The push to extend more loans to borrowers with weak credit comes at a time when the FHA faces a projected $16.3 billion shortfall due to massive defaults on loans made at the height of the financial crisis. To avoid a bailout from the Treasury Department, the FHA has proposed a series of changes to shore up its finances, including increasing down payments to 5%, from the current 3.5%, for jumbo loans above $625,000, and raising annual mortgage insurance premiums by 10 basis points.

Rising home prices may be driving the push to extend credit to a wider swath of borrowers.

But Mark Calabria, director of financial regulation studies at the Cato Institute, said it was hypocritical of the FHA to suggest lenders suddenly loosen underwriting standards because it's those standards that shielded the FHA from even bigger losses.

"The only way FHA avoids a massive bailout is if they maintain the credit quality they have today," Calabria said. "It's like we're back in 2003 and no one has learned anything."

Clint Rockwell, an attorney at BuckleySandler, said HUD has been pushing lenders to do more manual underwriting in an effort not to exclude borrowers with low FICO scores from obtaining loans.
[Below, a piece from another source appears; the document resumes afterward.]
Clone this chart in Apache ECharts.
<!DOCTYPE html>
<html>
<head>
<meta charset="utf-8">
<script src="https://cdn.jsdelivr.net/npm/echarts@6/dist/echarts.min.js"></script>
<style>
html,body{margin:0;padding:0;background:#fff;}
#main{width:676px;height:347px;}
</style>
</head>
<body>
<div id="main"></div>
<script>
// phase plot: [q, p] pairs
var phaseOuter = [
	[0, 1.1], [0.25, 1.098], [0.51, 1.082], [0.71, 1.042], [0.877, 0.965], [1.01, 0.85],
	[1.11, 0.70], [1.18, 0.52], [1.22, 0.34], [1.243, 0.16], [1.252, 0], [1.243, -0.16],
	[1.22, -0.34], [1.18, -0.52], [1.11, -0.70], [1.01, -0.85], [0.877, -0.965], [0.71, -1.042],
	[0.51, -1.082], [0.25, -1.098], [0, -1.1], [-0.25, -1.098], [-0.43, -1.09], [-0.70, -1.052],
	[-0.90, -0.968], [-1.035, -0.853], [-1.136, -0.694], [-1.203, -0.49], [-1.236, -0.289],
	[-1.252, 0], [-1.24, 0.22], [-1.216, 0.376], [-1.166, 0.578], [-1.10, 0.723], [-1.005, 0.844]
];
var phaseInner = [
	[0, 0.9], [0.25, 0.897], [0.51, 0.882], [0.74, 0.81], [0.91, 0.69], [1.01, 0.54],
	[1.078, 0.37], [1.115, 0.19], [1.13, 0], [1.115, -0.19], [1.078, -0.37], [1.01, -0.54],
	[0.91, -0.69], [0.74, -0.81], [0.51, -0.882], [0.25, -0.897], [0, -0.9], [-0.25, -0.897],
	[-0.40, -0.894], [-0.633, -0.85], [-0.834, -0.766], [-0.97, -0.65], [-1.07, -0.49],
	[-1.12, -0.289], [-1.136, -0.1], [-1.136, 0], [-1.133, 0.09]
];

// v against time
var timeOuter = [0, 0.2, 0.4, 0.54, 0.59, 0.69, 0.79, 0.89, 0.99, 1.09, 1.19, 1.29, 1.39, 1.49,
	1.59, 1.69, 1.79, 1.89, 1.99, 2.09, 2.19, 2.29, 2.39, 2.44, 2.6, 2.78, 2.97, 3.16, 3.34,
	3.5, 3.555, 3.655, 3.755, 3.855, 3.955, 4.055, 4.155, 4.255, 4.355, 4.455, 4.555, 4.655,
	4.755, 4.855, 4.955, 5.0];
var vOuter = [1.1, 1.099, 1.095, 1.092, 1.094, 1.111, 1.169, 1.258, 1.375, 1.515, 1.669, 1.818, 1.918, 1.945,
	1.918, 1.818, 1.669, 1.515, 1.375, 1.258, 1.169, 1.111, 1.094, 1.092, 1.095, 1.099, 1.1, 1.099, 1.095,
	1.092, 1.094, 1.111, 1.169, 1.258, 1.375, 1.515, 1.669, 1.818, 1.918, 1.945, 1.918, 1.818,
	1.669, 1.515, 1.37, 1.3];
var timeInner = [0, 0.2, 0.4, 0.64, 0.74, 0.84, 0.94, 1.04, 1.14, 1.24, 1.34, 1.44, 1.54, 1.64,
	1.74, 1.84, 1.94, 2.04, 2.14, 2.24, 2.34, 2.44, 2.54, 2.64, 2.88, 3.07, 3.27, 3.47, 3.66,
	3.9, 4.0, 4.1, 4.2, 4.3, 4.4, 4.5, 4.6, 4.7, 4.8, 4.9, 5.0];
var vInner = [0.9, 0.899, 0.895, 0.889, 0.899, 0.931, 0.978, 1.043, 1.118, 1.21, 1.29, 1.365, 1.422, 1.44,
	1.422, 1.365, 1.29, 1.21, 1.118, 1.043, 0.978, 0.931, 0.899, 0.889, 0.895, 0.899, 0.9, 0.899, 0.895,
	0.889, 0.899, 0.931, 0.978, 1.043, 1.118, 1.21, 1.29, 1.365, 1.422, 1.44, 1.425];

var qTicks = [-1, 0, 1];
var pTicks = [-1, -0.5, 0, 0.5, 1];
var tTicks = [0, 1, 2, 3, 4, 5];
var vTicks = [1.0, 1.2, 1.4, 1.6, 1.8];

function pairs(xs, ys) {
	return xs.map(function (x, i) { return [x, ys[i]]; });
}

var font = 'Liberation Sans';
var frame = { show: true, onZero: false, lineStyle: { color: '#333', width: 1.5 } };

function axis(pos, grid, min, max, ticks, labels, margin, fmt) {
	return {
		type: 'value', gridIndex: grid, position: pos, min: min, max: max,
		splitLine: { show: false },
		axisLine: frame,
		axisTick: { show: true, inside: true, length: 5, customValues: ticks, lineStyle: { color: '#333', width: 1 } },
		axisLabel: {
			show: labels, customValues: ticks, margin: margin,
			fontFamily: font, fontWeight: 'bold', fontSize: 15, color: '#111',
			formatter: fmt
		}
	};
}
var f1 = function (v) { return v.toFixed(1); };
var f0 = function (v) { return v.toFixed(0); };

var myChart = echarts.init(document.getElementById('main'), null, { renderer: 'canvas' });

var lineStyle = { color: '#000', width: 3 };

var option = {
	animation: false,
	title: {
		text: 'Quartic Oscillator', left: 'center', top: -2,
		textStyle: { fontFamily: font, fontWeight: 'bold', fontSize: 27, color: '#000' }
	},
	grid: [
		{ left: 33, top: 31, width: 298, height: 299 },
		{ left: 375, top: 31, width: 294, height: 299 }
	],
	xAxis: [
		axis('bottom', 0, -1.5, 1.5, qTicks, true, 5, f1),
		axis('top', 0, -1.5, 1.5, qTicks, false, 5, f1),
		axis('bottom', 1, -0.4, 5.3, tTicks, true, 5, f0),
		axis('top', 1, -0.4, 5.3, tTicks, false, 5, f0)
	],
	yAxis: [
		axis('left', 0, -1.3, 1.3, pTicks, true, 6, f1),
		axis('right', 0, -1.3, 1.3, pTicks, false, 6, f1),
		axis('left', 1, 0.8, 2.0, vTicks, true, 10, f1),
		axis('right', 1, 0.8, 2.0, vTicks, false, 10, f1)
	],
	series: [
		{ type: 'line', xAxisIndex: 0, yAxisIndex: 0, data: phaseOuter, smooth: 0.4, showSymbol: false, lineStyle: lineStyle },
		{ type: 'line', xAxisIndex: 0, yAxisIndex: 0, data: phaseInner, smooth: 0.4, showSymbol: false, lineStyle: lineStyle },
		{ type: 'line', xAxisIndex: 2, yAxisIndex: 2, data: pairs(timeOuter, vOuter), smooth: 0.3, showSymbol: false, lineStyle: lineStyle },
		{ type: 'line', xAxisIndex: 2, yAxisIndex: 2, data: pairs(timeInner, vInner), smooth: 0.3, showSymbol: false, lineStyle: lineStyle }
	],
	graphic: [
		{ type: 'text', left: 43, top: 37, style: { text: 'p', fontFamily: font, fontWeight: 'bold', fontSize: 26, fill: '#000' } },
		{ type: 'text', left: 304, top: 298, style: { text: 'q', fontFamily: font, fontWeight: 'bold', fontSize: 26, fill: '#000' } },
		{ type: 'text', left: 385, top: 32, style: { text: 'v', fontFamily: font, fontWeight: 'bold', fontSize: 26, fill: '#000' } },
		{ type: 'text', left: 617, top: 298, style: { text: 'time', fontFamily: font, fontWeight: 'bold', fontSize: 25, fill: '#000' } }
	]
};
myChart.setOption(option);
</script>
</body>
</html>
"Unless there is some tangible legal protection of some kind, I don't think there's going to be much of a change," Rockwell says. "Lenders are very sensitive to reputational and actual risk from government actions. If they are producing high-quality loans, those actions are less likely.'

Several lenders faulted HUD's Neighborhood Watch program, an internal yardstick that compares lenders based on defaults by geographical areas.
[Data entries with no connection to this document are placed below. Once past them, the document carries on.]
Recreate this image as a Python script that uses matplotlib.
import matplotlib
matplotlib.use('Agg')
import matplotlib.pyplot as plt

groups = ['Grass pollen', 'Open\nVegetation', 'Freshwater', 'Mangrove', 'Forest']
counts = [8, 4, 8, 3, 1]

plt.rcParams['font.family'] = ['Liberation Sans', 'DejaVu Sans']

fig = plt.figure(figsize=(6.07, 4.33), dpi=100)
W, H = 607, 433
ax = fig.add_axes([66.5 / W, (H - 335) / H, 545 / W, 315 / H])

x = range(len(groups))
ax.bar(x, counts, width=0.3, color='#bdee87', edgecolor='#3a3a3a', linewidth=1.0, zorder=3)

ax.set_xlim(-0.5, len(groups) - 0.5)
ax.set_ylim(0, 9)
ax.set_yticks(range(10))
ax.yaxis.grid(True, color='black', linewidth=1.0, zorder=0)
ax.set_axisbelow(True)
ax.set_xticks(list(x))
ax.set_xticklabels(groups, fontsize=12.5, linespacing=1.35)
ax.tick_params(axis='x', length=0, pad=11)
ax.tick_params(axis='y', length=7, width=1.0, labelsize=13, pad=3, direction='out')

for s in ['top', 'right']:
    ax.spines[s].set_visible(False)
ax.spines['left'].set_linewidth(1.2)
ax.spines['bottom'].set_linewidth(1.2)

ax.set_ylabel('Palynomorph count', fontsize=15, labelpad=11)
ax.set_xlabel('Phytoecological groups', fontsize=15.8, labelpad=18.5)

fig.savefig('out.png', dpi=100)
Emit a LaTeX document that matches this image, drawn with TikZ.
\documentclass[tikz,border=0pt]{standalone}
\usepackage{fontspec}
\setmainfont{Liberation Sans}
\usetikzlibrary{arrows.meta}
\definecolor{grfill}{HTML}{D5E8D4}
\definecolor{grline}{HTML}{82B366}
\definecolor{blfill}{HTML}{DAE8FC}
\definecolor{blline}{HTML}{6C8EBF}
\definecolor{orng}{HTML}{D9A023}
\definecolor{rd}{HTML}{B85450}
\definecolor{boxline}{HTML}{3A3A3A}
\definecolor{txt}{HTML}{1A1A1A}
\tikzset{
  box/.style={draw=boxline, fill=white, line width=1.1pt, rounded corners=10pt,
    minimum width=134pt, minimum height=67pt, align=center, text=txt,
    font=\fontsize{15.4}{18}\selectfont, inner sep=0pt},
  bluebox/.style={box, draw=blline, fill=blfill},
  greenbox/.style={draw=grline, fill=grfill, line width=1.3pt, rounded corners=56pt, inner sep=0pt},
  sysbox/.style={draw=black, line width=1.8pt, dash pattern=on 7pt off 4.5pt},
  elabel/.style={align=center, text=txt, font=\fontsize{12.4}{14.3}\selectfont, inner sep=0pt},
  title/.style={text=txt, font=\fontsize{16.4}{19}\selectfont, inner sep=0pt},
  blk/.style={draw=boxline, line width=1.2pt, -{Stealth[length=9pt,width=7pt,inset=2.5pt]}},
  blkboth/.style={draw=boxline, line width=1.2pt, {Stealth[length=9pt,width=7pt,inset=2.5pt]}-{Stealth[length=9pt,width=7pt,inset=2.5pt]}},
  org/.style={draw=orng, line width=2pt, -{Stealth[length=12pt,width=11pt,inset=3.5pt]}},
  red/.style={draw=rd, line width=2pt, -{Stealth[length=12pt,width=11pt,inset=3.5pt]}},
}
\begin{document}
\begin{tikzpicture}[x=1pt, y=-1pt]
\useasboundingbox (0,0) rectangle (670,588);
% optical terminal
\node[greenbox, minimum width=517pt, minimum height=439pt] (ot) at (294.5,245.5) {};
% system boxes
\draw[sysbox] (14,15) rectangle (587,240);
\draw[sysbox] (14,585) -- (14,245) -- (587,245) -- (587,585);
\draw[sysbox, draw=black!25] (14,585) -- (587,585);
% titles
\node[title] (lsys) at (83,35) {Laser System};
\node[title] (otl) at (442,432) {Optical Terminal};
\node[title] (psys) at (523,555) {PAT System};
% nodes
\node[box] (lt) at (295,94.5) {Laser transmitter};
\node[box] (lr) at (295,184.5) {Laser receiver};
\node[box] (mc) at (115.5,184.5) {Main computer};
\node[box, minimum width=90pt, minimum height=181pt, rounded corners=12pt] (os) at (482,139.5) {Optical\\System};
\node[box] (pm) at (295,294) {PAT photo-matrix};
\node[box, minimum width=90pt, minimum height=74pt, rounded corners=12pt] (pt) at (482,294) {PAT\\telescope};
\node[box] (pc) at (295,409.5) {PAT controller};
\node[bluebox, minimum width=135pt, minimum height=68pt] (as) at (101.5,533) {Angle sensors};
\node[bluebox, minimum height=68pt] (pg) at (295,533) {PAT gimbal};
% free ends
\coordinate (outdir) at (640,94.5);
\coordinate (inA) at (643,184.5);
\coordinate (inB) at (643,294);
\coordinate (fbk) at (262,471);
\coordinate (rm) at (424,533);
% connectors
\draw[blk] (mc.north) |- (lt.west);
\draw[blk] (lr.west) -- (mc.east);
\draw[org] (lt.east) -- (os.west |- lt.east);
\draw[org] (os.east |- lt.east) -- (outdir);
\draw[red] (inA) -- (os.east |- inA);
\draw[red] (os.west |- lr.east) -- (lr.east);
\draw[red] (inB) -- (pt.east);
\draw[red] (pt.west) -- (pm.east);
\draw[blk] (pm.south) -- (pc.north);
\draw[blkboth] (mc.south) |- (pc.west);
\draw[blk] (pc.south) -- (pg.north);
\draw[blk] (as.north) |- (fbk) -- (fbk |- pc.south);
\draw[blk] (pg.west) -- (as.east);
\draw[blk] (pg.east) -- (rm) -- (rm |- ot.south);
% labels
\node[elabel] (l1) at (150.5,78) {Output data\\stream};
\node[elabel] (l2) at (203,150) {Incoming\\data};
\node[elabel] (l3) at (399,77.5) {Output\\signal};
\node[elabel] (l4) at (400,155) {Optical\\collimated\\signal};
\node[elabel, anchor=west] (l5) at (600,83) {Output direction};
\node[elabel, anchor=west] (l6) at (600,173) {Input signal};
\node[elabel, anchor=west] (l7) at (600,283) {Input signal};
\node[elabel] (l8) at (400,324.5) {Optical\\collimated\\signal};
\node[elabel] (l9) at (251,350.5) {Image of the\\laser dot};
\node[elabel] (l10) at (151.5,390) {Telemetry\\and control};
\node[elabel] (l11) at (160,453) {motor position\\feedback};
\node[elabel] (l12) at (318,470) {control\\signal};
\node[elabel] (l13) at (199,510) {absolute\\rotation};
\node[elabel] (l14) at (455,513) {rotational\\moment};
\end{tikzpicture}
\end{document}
"Lenders are encouraged to make loans that don't default, which is a good objective, but is contrary to the rhetoric about expanding lending to lower-FICO-score borrowers," Rockwell said.

David Stevens, the president and CEO of the Mortgage Bankers Association, and a former FHA commissioner, said credit standards have been too tight for too long and, with housing prices rebounding, there needs to be a shift.

"This is not about ever going back to the ridiculously loose lax credit standards of the early 2000s with 'no doc' loans," he said. "But we have to question whether the fear of making a bad loan, out of fear of repurchase risk, is so extreme that it may be cutting out borrowers who may be qualified on the margin to get a mortgage."

Brian Chappelle, a partner at the consulting firm Potomac Partners and a former FHA official, said the concern for big banks is primarily one of brand and reputation risk.

"If a large lender commits fraud or abuse, the government should do all they can," Chappelle says. "There's a lot of gray area. If the error is an interpretive thing or a process issue, the risk of having it on the front page of every newspaper in America is the fundamental concern for large lenders."